インドに対してもパキスタンからテロ活動などを支援していたり、カシミール地方などにテロリストを潜入させているケースが少なくない。また中国による国境侵入も絶えていない。これらの行動に対してインド政府は毅然(きぜん)とした態度を取り、特にパキスタンに対して、やられたらやり返すという姿勢は強く発揮している。だが全体としては日本とは正反対に、どちらかと言えば国民が声を上げ、メディアが危機的状況について的確かつ迅速に報じることで政府を側面から支えている。この辺はメディアが政府の足を引っ張るような日本との違いを感じる。
日本は、国境問題は存在しない、という立場だ。なぜならば尖閣諸島は日本固有の領土であり、従って中国を含めいかなる国ともこの問題に関しては問題にすること自体必要ないという立場である。しかし残念ながら相手はそう思ってはおらず、あらゆる手を尽くして自分たちの主張を正当化し、それを現実化するための行動を取っている。特に最近は漁民と称する人々でさえも武装して日本の領海を侵している。
パキスタンと北朝鮮が中国の軍事的、政治的、経済的支援無しに成り立たないことは周知の事実である。パキスタンと北朝鮮は同時に核保有国でもある。その核の技術は中国からの拡散であることを認識する必要がある。このように点を線で結ぶと、この三角関係がアジアの平和と安定を脅かす大きな要因となっており、まさにアジアの悪の枢軸であると言える。この現状を打破するには、もはやアジアに対する関心度が停滞し、世界の警察官役を放棄することを宣言したアメリカに頼り、期待しても限界があるように思う。
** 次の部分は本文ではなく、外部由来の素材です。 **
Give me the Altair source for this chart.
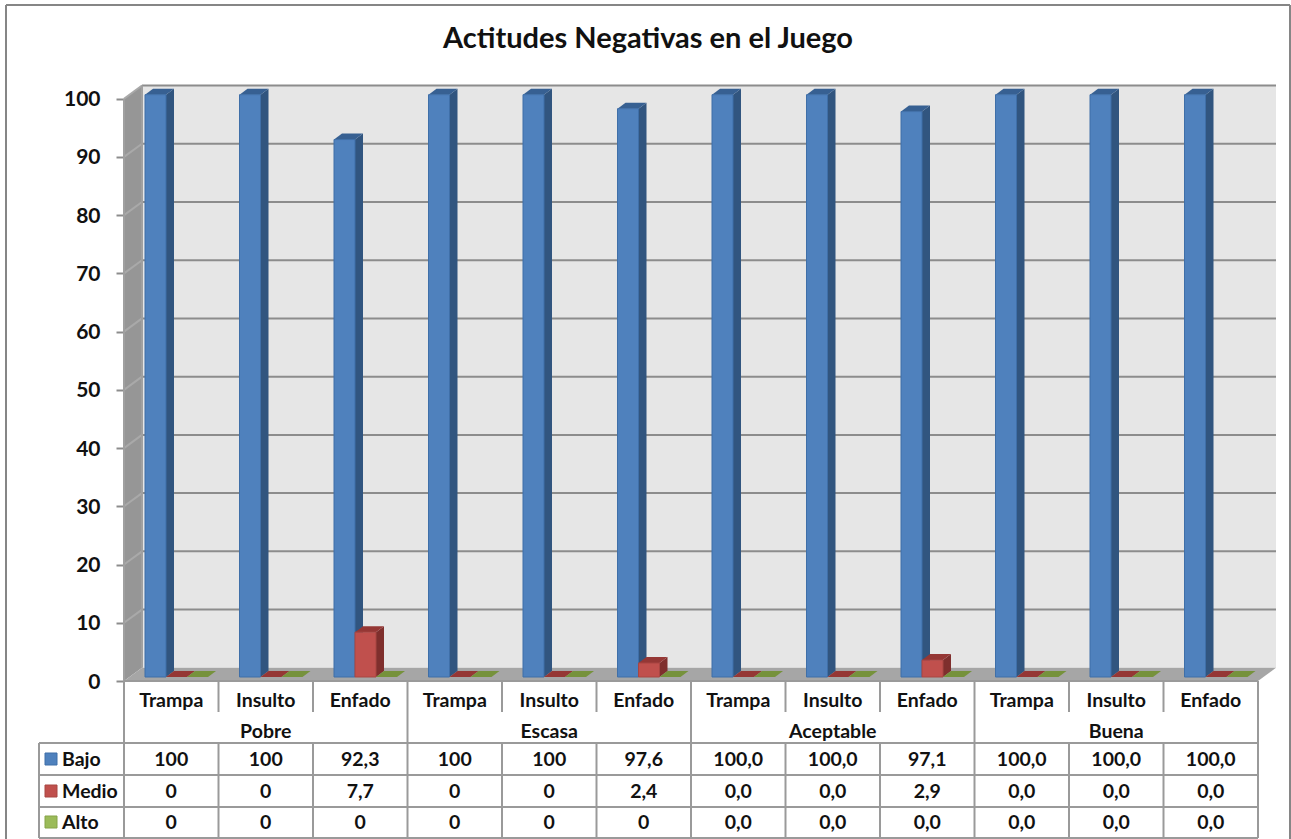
import altair as alt
import pandas as pd

# Table contents, as printed under the columns
levels = ["Pobre", "Escasa", "Aceptable", "Buena"]
attitudes = ["Trampa", "Insulto", "Enfado"]
series_names = ["Bajo", "Medio", "Alto"]
bajo = ["100", "100", "92,3", "100", "100", "97,6", "100,0", "100,0", "97,1", "100,0", "100,0", "100,0"]
medio = ["0", "0", "7,7", "0", "0", "2,4", "0,0", "0,0", "2,9", "0,0", "0,0", "0,0"]
alto = ["0", "0", "0", "0", "0", "0", "0,0", "0,0", "0,0", "0,0", "0,0", "0,0"]
y_ticks = [0, 10, 20, 30, 40, 50, 60, 70, 80, 90, 100]
chart_title = "Actitudes Negativas en el Juego"

# Pixel layout of the sheet
LEFT, TOP, PLOT_W, PLOT_H = 124, 85, 1153, 596
COL = 94.5
UNIT = 5.823
FONT = "Lato"
GRID = "#8C8C8C"
TABLE_LINE = "#9A9A9A"


def ux(px):
    """Horizontal distance in pixels, as category columns."""
    return px / COL


def uy(px):
    """Pixel row on the page, as units of the value axis."""
    return (TOP + PLOT_H - px) / UNIT


xscale = alt.Scale(domain=[0, PLOT_W / COL], zero=False, nice=False)
yscale = alt.Scale(domain=[0, PLOT_H / UNIT], zero=False, nice=False)
X = alt.X("x:Q", scale=xscale, axis=None)
Y = alt.Y("y:Q", scale=yscale, title=None, stack=None)

WALL_DX, WALL_DY = ux(18), 13.2 / UNIT
BAR_DX, BAR_DY = ux(8), 6 / UNIT
BAR_LIFT = 4 / UNIT
BAR_W = ux(21)
BAR_START = ux(21)


def polygon(points, fill):
    """Filled quadrilateral given as x, upper y, lower y columns."""
    df = pd.DataFrame(points, columns=["x", "y", "y2", "id"])
    return (
        alt.Chart(df)
        .mark_area(fill=fill, orient="vertical", opacity=1)
        .encode(x=X, y=Y, y2="y2:Q", detail="id:N")
    )


def segments(rows, color, width=2):
    df = pd.DataFrame(rows, columns=["x", "y", "x2", "y2"])
    return (
        alt.Chart(df)
        .mark_rule(color=color, strokeWidth=width)
        .encode(x=X, y=Y, x2="x2:Q", y2="y2:Q")
    )


def rects(rows, fill, stroke=None):
    df = pd.DataFrame(rows, columns=["x", "y", "x2", "y2"])
    kw = {"stroke": stroke, "strokeWidth": 1} if stroke else {}
    return alt.Chart(df).mark_rect(fill=fill, **kw).encode(x=X, y=Y, x2="x2:Q", y2="y2:Q")


def texts(rows, size=19.5, align="center"):
    df = pd.DataFrame(rows, columns=["x", "y", "label"])
    return (
        alt.Chart(df)
        .mark_text(font=FONT, fontWeight="bold", fontSize=size, align=align, baseline="middle", color="#111111")
        .encode(x=X, y=Y, text="label:N")
    )


n = len(bajo)
layers = []

# Back wall carries the value axis
back_df = pd.DataFrame({"x": [WALL_DX], "x2": [n + WALL_DX], "y": [WALL_DY], "y2": [100 + WALL_DY]})
layers.append(
    alt.Chart(back_df)
    .mark_rect(fill="#E6E6E6")
    .encode(
        x=X,
        x2="x2:Q",
        y=alt.Y(
            "y:Q",
            scale=yscale,
            title=None,
            axis=alt.Axis(
                values=y_ticks,
                format="d",
                domain=False,
                grid=False,
                tickColor=GRID,
                tickWidth=2,
                tickSize=8,
                labelFont=FONT,
                labelFontWeight="bold",
                labelFontSize=21,
                labelColor="#111111",
                labelPadding=16,
                labelOffset=1,
            ),
        ),
        y2="y2:Q",
    )
)

# Left wall and floor
layers.append(
    polygon(
        [[0, 100, 0, "w"], [WALL_DX, 100 + WALL_DY, WALL_DY, "w"]],
        "#969696",
    )
)
layers.append(
    polygon(
        [
            [0, 0, 0, "f"],
            [WALL_DX, WALL_DY, 0, "f"],
            [n, WALL_DY, 0, "f"],
            [n + WALL_DX, WALL_DY, WALL_DY, "f"],
        ],
        "#A6A6A6",
    )
)

# Gridlines on both walls
layers.append(segments([[WALL_DX, t + WALL_DY, n + WALL_DX, t + WALL_DY] for t in y_ticks[1:]], GRID))
layers.append(segments([[0, t, WALL_DX, t + WALL_DY] for t in y_ticks[1:]], "#A9A9A9"))
layers.append(segments([[WALL_DX, WALL_DY, WALL_DX, 100 + WALL_DY], [0, 0, 0, 100]], "#A0A0A0"))

# Columns: three faces per bar, series by series so later bars overlap earlier sides
styles = [
    (bajo, "#4F81BD", "#31557F", "#376092", "#3F6FA8"),
    (medio, "#C0504D", "#7F2F2D", "#953735", "#A84643"),
    (alto, "#9BBB59", "#5F7530", "#76923C", "#86A348"),
]
for s, (labels, front, side, top, edge) in enumerate(styles):
    vals = [float(v.replace(",", ".")) for v in labels]
    side_pts, top_pts, front_rows = [], [], []
    for i, v in enumerate(vals):
        x0 = i + BAR_START + s * BAR_W
        x1 = x0 + BAR_W
        low = BAR_LIFT
        high = v + BAR_LIFT
        side_pts += [
            [x1, high, low, f"{i}"],
            [x1 + BAR_DX, high + BAR_DY, low + BAR_DY, f"{i}"],
        ]
        top_pts += [
            [x0, high, high, f"{i}"],
            [x0 + BAR_DX, high + BAR_DY, high, f"{i}"],
            [x1, high + BAR_DY, high, f"{i}"],
            [x1 + BAR_DX, high + BAR_DY, high + BAR_DY, f"{i}"],
        ]
        if v > 0:
            front_rows.append([x0, low, x1, high])
    layers.append(polygon(side_pts, side))
    layers.append(polygon(top_pts, top))
    layers.append(rects(front_rows, front, edge))

# Data table grid
row_lines = [743, 775, 807, 838]
table_segments = [[0, uy(681), n, uy(681)]]
table_segments += [[ux(39 - LEFT), uy(r), n, uy(r)] for r in row_lines]
table_segments.append([ux(39 - LEFT), uy(743), ux(39 - LEFT), uy(838)])
for i in range(n + 1):
    table_segments.append([i, uy(743), i, uy(838)])
    if i % 3 == 0 or i == n:
        table_segments.append([i, uy(681), i, uy(743)])
    else:
        table_segments.append([i, uy(681), i, uy(712)])
layers.append(segments(table_segments, TABLE_LINE))

# Category headers
layers.append(texts([[i + 0.5, uy(701), attitudes[i % 3]] for i in range(n)]))
layers.append(texts([[3 * g + 1.5, uy(732), name] for g, name in enumerate(levels)]))

# Series rows: colour key, name and one printed value per column
row_centers = [760, 792, 823]
for s, (labels, front, side, top, edge) in enumerate(styles):
    c = row_centers[s]
    layers.append(rects([[ux(45 - LEFT), uy(c - 7), ux(57 - LEFT), uy(c + 5)]], front, edge))
    layers.append(texts([[ux(62 - LEFT), uy(c), series_names[s]]], align="left"))
    layers.append(texts([[i + 0.5, uy(c), lab] for i, lab in enumerate(labels)]))

# Outer frame of the sheet
layers.append(
    segments(
        [
            [ux(6 - LEFT), uy(5), ux(1290 - LEFT), uy(5)],
            [ux(6 - LEFT), uy(5), ux(6 - LEFT), uy(839)],
            [ux(1290 - LEFT), uy(5), ux(1290 - LEFT), uy(839)],
        ],
        "#868686",
    )
)

# Heading, centred over the sheet
layers.append(texts([[ux(648 - LEFT), uy(39), chart_title]], size=29))

chart = (
    alt.layer(*layers)
    .properties(
        width=PLOT_W,
        height=PLOT_H,
        padding={"left": LEFT, "top": TOP, "right": 1291 - LEFT - PLOT_W, "bottom": 839 - TOP - PLOT_H},
        autosize=alt.AutoSizeParams(type="none"),
        background="white",
    )
    .configure_view(strokeWidth=0)
)

chart.save("out.html", embed_options={"renderer": "svg", "actions": False})
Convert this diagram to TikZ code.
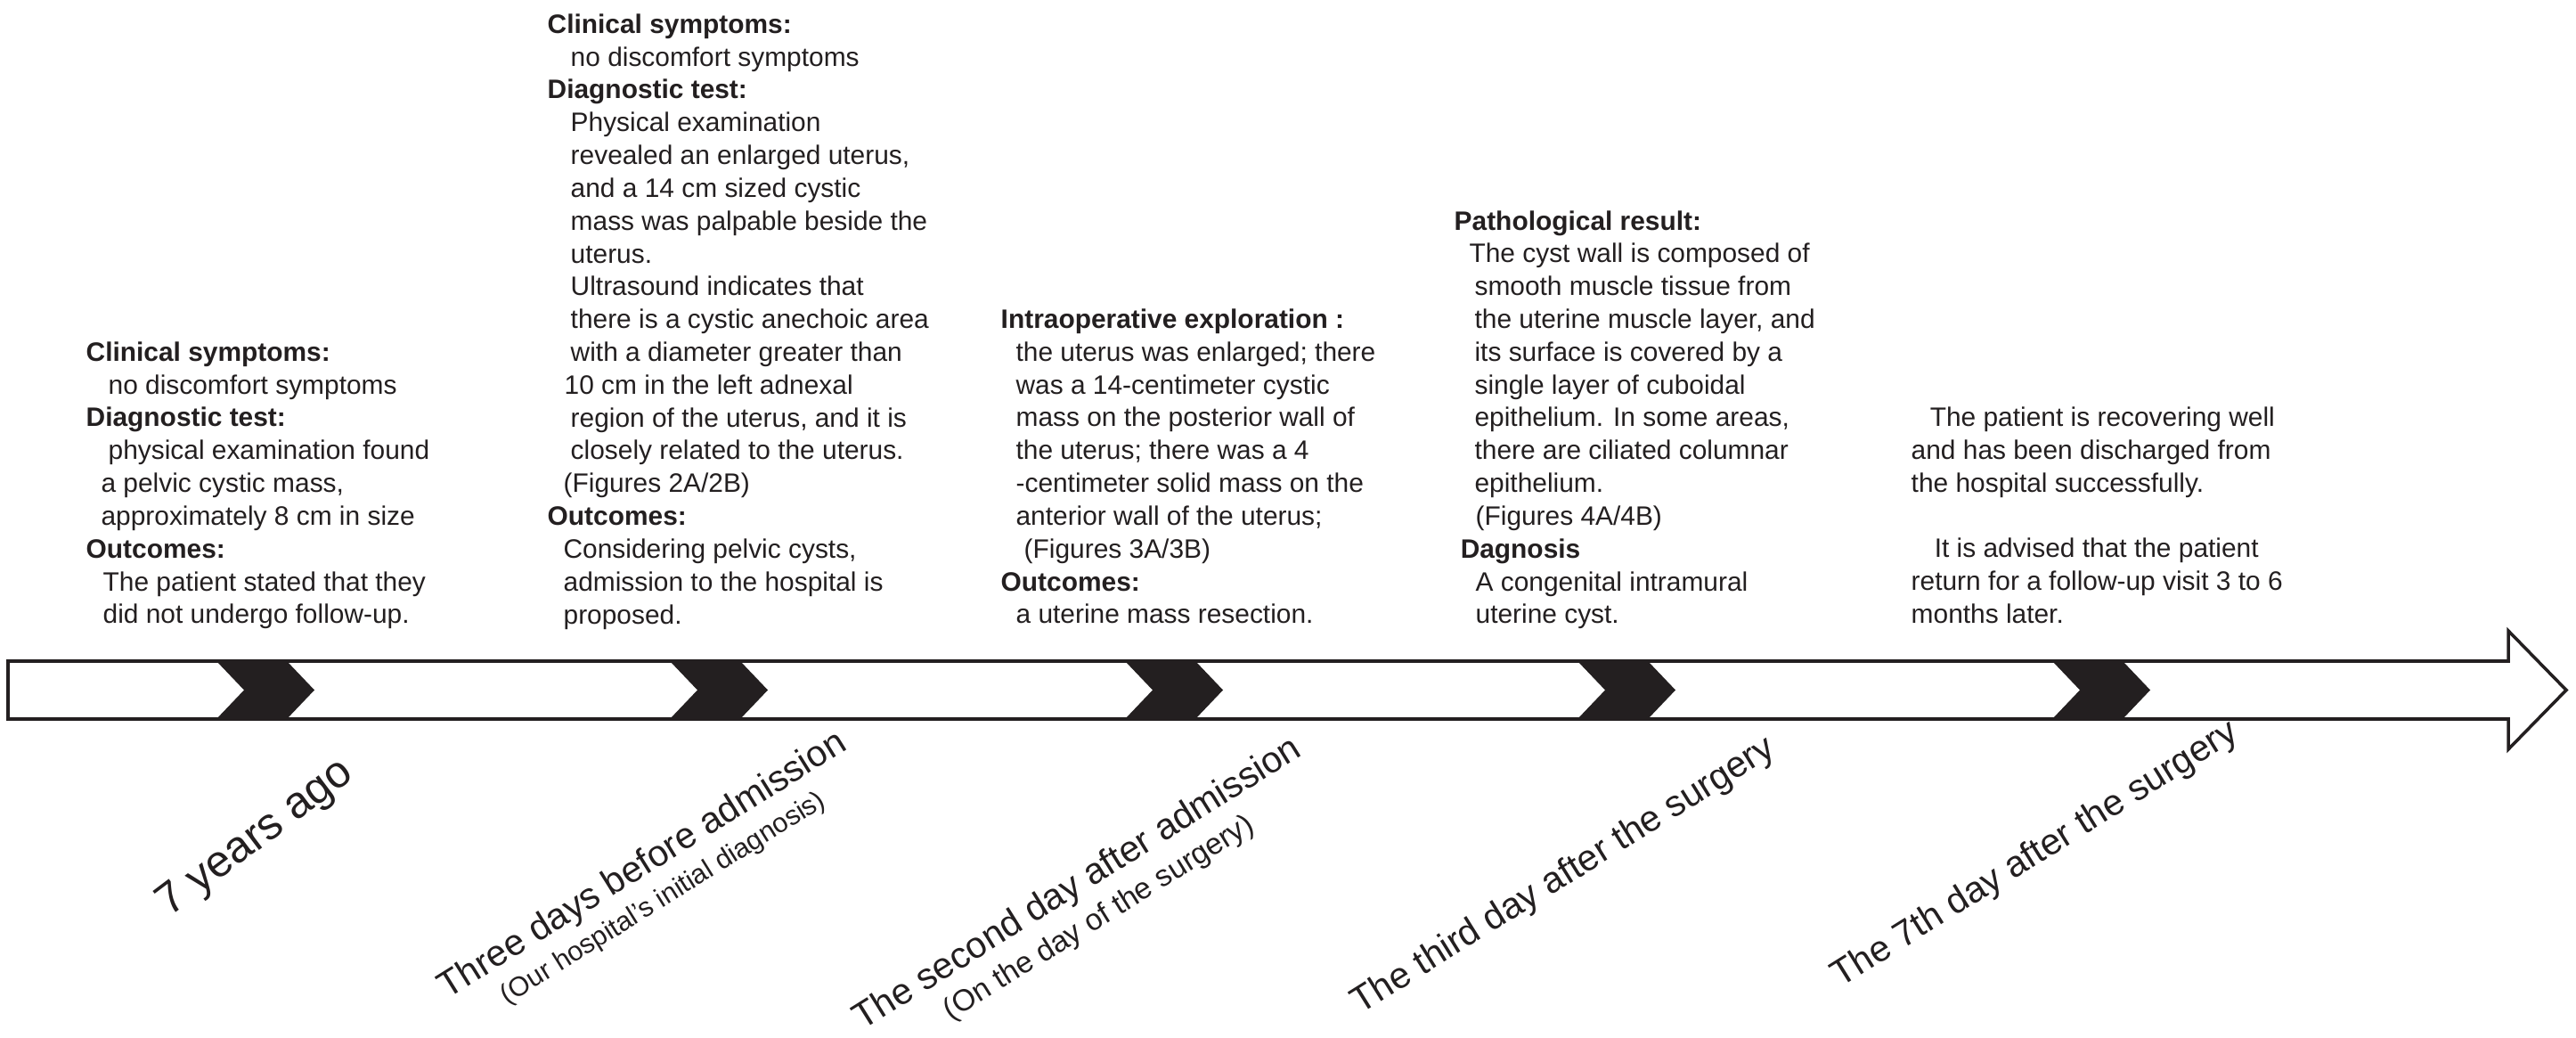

インドの北東部およびカシミール地方に対して不安の要素をつくり続けるパキスタンと中国、そして日本の尖閣諸島や東シナ海および南シナ海などにおいて度重なる挑発を繰り返す中国や北朝鮮に対しては、アジアの問題としてアジアの国々が連帯し、平和構築のために共通の認識と相互信頼を構築することが急務である。
しかし現段階では安倍政権が尽力しているにもかかわらず、むしろ中国が先手を打ってアジア各国にさまざまなアメとムチを使い、日本やインド、アメリカの戦略の切り崩しに成功している。ビルマ(ミャンマー)やインドシナ諸国並びにタイなどの国内事情から、中国との関係を無視できない事情があるとはいえ、そこにはやはり中国の計画的、戦力的そして継続的な働きが功を奏している。
だから本来であれば最も自分たちの安全保障や経済発展に直結する南シナ海問題でも、中国に対して堂々たる姿勢を取るどころか、むしろ日本にも中国にも良い顔をして、双方から援助を引き出そうと狡猾(こうかつ)に動く国もある。だから東南アジア諸国連合(ASEAN)の国々は自分たちの問題であるにもかかわらず、中国を批判する共同コミュニケすらまとまらないのが実態である。特に最近のASEANプラス中国の共同宣言は領海領土問題に関しては、当事国同士で解決し、他の国が干渉する問題ではないという立場で、日本やアメリカ、インドなどの関わりを牽制(けんせい)するような立場を取っているのは残念である。
8月上旬、中国の王毅外相がわざわざインドに出掛け、当時北京で予定されていた20カ国・地域(G20)のサミットと、10月にインドで開催予定の新興5カ国(BRICS)首脳会議において、インド側から南シナ海の問題を持ち出さないようにくぎを刺したとインドの一部のマスコミが報道した。その見返りにインドの原子力供給国グループ(NSG)入会に対して中国も態度を変更する可能性を示唆したとされている。インドがそれに応じたかは明確ではないが、モディ首相がG20首脳会議に出席する途中、ベトナムに寄り、多額の軍事援助と軍人の訓練も含め、防衛関係の協定を結んだことは最も健全な行為であり、また中国が理解しやすいメッセージでもあったと言える。
フィリピンのドゥテルテ大統領の自由奔放な言動も気になる。特に大統領就任前の言動と、就任後の言動に大きな変化が生じており、間違えれば北朝鮮、パキスタンに続いて中国の第三の強力な協力者に変身する可能性もある。
私はインドと日本が八方美人的に全ての国に良い顔をするよりも、民主主義と自由を尊ぶアジアの国々の連帯を強め、真のアジアの平和と安全を確保するための自然かつ地政学的な条件から、インドと日本がより積極的に手を携えアジアのために奮闘する必要があると確信している。